YE ARE MEMBERS ONE OF ANOTHER.

SAY, to every man that is among you, not to

think of himself more highly than he ought to think; but so to think as to think soberly. For even as we have many members in one body, and all the members have not the same office: so we, who are many, are one body in Christ, and severally members one of another.

Let love be without hypocrisy. Abhor that which is evil; cleave to that which is good. In love of the brethren be tenderly affectioned one to another; in honor preferring one another; in diligence not slothful; fervent in spirit; serving the Lord.

Bless them that persecute you; bless, and curse not. Rejoice with them that rejoice; weep with them that weep. Be of the same mind one toward another. Set not your mind on high things, but be carried away with things that are lowly. Be not overcome of evil, but overcome evil with good.

ROMANS, chapter twelve.

YE ARE MEMBERS ONE OF ANOTHER.

I. Difficulty of Understanding Paul's Letters.

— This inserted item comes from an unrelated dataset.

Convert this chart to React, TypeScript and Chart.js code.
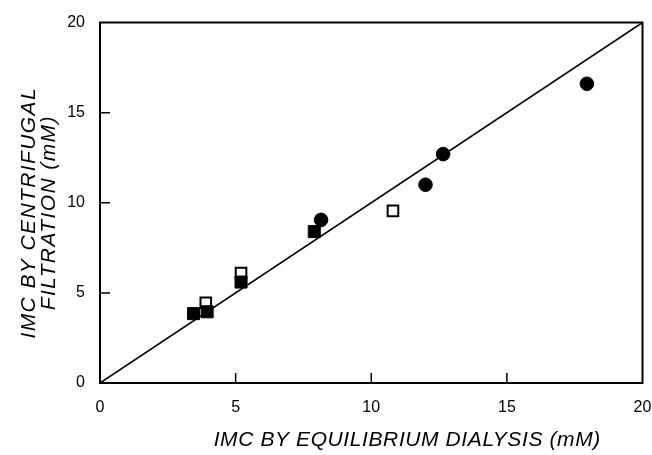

To the majority of readers Paul's letters, especially in the authorized translation, are of comparatively little interest. They belong to another world than ours.

This is in part due to the fact that considerable portions of them refer to conditions and appeal to arguments which are altogether outside the horizon of our time. But it is still more due to the fact that the translation is full of phrases which have become the current coin of a theology which had not been born when Paul wrote. No one would be more astonished than Paul himself at the theological doctrines which are supposed to have been derived from his writings.

The first thing we have to do, if we wish to understand his letters, is to remember that they are neither "Scripture " nor systematic theological treatises, but the rapidly dictated impulsive speech of a man all tingling with the inspiration of a burning enthusiasm. They are full of every mark of hurried, eager, familiar speech. They are colloquial in style. Sentences are left unfinished. Passionate eagerness thrills through them again and again. Nothing matters but that his readers may catch the enthusiasm of the new life of brotherhood.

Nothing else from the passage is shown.